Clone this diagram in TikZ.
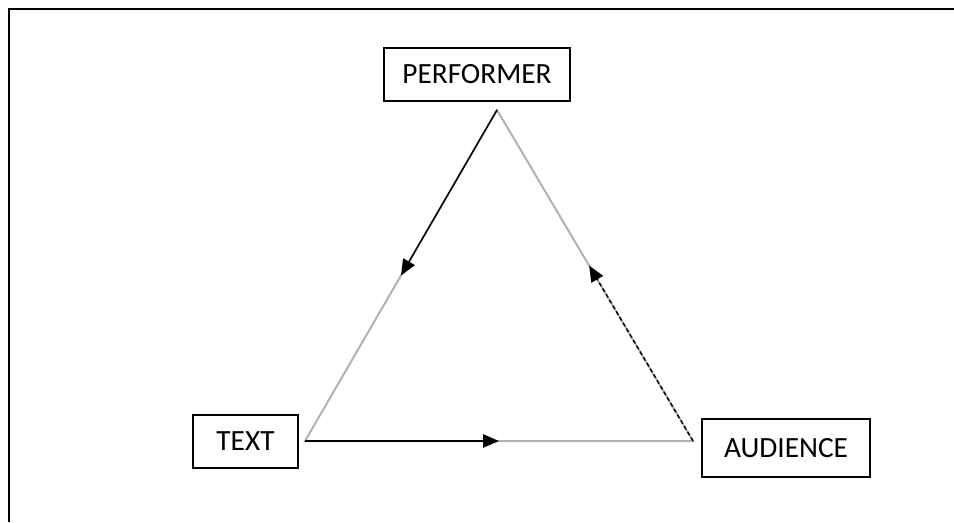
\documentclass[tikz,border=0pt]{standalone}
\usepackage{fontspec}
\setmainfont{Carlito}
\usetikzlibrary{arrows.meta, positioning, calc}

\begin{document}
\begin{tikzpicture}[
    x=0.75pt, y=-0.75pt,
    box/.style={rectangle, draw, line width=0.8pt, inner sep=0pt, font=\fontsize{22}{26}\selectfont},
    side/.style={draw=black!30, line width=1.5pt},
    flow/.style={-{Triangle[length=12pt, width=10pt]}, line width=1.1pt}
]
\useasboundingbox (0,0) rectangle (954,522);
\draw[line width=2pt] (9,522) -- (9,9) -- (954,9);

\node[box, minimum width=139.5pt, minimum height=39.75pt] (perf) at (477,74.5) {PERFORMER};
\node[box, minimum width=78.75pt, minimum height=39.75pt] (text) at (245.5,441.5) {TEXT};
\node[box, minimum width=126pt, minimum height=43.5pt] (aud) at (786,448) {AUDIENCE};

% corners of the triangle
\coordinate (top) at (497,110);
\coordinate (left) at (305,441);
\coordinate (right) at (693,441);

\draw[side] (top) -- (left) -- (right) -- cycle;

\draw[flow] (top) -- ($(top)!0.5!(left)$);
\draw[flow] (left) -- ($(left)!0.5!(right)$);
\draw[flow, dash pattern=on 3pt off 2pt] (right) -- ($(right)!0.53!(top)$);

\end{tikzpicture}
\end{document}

## DIRECTIONS FOR THIS TASK
Without the pictures, repeat the listing above exactly.

## SOLUTION TO THIS EXERCISE
Clone this diagram in TikZ.
\documentclass[tikz,border=0pt]{standalone}
\usepackage{fontspec}
\setmainfont{Carlito}
\usetikzlibrary{arrows.meta, positioning, calc}

\begin{document}
\begin{tikzpicture}[
    x=0.75pt, y=-0.75pt,
    box/.style={rectangle, draw, line width=0.8pt, inner sep=0pt, font=\fontsize{22}{26}\selectfont},
    side/.style={draw=black!30, line width=1.5pt},
    flow/.style={-{Triangle[length=12pt, width=10pt]}, line width=1.1pt}
]
\useasboundingbox (0,0) rectangle (954,522);
\draw[line width=2pt] (9,522) -- (9,9) -- (954,9);

\node[box, minimum width=139.5pt, minimum height=39.75pt] (perf) at (477,74.5) {PERFORMER};
\node[box, minimum width=78.75pt, minimum height=39.75pt] (text) at (245.5,441.5) {TEXT};
\node[box, minimum width=126pt, minimum height=43.5pt] (aud) at (786,448) {AUDIENCE};

% corners of the triangle
\coordinate (top) at (497,110);
\coordinate (left) at (305,441);
\coordinate (right) at (693,441);

\draw[side] (top) -- (left) -- (right) -- cycle;

\draw[flow] (top) -- ($(top)!0.5!(left)$);
\draw[flow] (left) -- ($(left)!0.5!(right)$);
\draw[flow, dash pattern=on 3pt off 2pt] (right) -- ($(right)!0.53!(top)$);

\end{tikzpicture}
\end{document}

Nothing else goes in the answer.